WASHINGTON (AP) -- Seeking to jolt the economy, President Barack Obama will propose new ideas to create jobs and help the struggling poor and middle class in a major speech after Labor Day. And then he will try to seize political advantage by spending the fall pressuring Congress to act on his plan.
Obama's plan is likely to contain a mix of tax cuts, jobs-boosting construction projects and steps to help the long-term unemployed, a senior administration official told The Associated Press. The official emphasized that Obama's proposals would be fresh ones, not a rehash of plans he has pitched for many weeks and still supports, like his idea of an "infrastructure bank" to finance construction jobs.
On a related front, Obama will also present a specific plan to cut the staggering national debt and to pay for the cost of his new short-term economic ideas. It will challenge the new "supercommittee" of Congress to go beyond its goal of finding $1.5 trillion in deficit reduction.
Obama's major economic speech will come right after the Sept. 5 Labor Day holiday. Republicans were underwhelmed.
Brendan Buck, a spokesman for House Speaker John Boehner, said via Twitter that Obama could scrap the speech and just hand over a detailed plan to Congress. "Seriously, just drop it in the mail. Podium not required," Buck's tweet said.
Obama will seek to use his economic proposals as leverage against Republicans in Congress, hoping to show a nation disgusted with gridlock that he is the one trying to get results. Obama's re-election campaign and the White House are also sure to use any specific ideas from the president as a way to blunt attacks from the Republicans hoping to run against him in next year's presidential election.
Already, Obama has been previewing his line of attack.
"My attitude is, get it done," he said in one Iowa town hall on Monday. "And if they (lawmakers) don't get it done, then we'll be running against a Congress that's not doing anything for the American people, and the choice will be very stark and will be very clear."
In Illinois on Wednesday, Obama is likely to touch on his economic plans during the final leg of a campaign-themed Midwest bus tour.
Republican White House contender Mitt Romney, campaigning in New Hampshire, needled Obama for showing up with too little and too late on the economy.
"But we appreciate the fact that he's going to devote some time to it," Romney said. "Not just going to be on the bus tour, not just going to be vacationing in Martha's Vineyard, but giving some thought to the American people."

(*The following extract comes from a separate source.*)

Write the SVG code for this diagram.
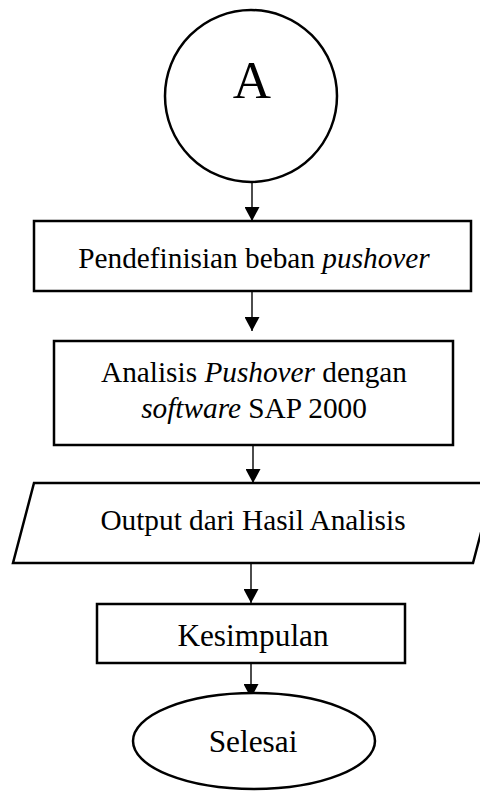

Meanwhile, Boehner and House Majority Leader Eric Cantor prodded Obama to work with them. In an opinion piece published in USA Today, they focused on cutting taxes, easing regulations and finding new energy sources, and said GOP jobs bills now languish in the Democratic-led Senate.

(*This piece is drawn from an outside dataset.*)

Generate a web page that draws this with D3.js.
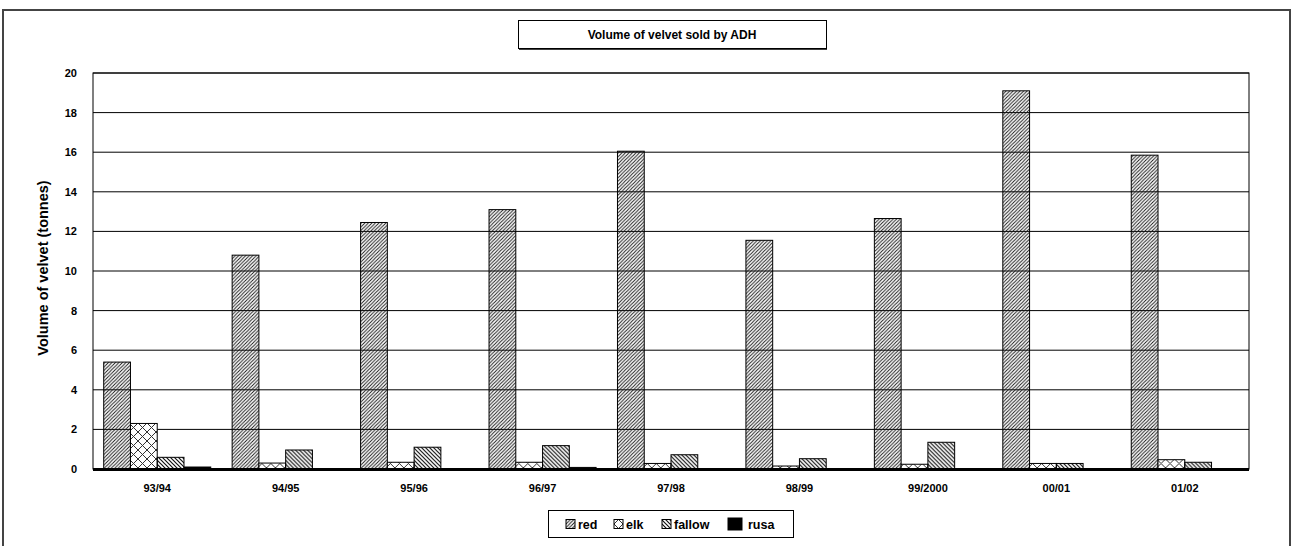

White House communications director Dan Pfeiffer confirmed that Obama would release a package of economic initiatives and push Congress to act on them in early September.
The official who disclosed details on Obama's jobs and deficit plans spoke on condition of anonymity because Obama has not yet disclosed them. No final decisions on the economic package have been made.

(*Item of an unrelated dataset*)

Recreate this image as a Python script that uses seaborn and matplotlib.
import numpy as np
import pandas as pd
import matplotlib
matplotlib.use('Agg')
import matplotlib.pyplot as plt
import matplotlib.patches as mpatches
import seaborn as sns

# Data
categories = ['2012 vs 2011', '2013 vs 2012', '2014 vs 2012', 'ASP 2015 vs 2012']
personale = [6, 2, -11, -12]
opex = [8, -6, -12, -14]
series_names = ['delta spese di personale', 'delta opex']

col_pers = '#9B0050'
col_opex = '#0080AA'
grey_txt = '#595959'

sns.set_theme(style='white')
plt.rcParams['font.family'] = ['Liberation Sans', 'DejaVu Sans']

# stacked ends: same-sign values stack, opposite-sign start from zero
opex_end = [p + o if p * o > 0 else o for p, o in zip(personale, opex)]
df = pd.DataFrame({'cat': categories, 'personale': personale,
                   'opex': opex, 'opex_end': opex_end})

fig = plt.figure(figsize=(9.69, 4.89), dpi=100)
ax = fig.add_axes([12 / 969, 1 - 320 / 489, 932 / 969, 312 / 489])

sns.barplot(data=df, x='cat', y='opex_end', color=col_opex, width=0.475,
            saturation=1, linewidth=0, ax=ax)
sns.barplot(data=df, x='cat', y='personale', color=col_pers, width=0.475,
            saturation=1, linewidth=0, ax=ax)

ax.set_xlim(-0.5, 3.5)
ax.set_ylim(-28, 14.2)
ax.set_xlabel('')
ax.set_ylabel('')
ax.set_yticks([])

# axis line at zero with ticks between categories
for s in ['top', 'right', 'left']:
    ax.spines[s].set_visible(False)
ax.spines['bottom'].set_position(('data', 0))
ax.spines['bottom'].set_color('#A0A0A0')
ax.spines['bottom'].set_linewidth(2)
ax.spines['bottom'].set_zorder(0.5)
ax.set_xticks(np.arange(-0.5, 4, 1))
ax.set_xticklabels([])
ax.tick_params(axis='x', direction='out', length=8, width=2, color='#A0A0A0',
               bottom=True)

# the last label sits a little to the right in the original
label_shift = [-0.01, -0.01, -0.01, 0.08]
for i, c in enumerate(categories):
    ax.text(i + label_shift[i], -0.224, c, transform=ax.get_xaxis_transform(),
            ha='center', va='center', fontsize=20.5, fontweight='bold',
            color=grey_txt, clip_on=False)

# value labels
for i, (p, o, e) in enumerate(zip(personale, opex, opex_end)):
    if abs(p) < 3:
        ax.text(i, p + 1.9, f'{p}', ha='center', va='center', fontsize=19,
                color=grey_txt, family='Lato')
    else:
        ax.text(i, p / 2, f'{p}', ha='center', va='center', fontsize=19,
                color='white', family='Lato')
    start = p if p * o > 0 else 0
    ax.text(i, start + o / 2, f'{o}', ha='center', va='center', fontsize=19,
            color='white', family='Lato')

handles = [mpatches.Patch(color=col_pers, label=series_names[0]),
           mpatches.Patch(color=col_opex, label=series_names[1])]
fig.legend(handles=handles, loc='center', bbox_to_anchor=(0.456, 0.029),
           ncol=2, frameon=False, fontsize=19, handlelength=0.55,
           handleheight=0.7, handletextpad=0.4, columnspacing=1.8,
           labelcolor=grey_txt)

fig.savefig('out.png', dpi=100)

Seeking re-election in a dispiriting economic time for the nation, Obama's rollout plan allows him to come into September swinging after one of the roughest periods of his presidency.
The economy has improved from the deep recession Obama inherited, but growth and hopes have stalled.
The unemployment rate is at 9.1 percent. No president in recent history has been re-elected with a jobless rate nearly that high.
Obama's economic team has been hashing out the new package since he and Congress struck a last-minute debt deal in late July to prevent a debilitating government default.
As president, Obama is under unparalleled pressure to start showing more economic progress. His own job is expected to depend on it.
Nearly 14 million people are unemployed. Many millions more have given up looking for jobs or haven't found a way to move from part-time to full-time work.
The administration official would not offer details about the tax cuts Obama is likely to propose for the middle class.
They are expected to be separate from the extension of the payroll tax cut for employees that Obama has lobbied for by the day. Obama also has promoted a familiar list of other ideas, including patent reform and three major trade deals. And he has pushed for longer benefits for the chronically unemployed.
As for debt reduction, Obama is trying to have some say over the highly influential committee charged with recommending major changes fast.
That 12-person panel of Republicans and Democrats will start work in September on coming up with - by Nov. 23 - $1.5 trillion in savings over the coming decades. If not, or if Congress fails to approve the committee's plans, automatic spending cuts that both parties oppose would kick in across the government.
Obama's plan will be bigger. By how much isn't clear, but he has already envisioned $4 trillion in cuts over a slightly longer period of time.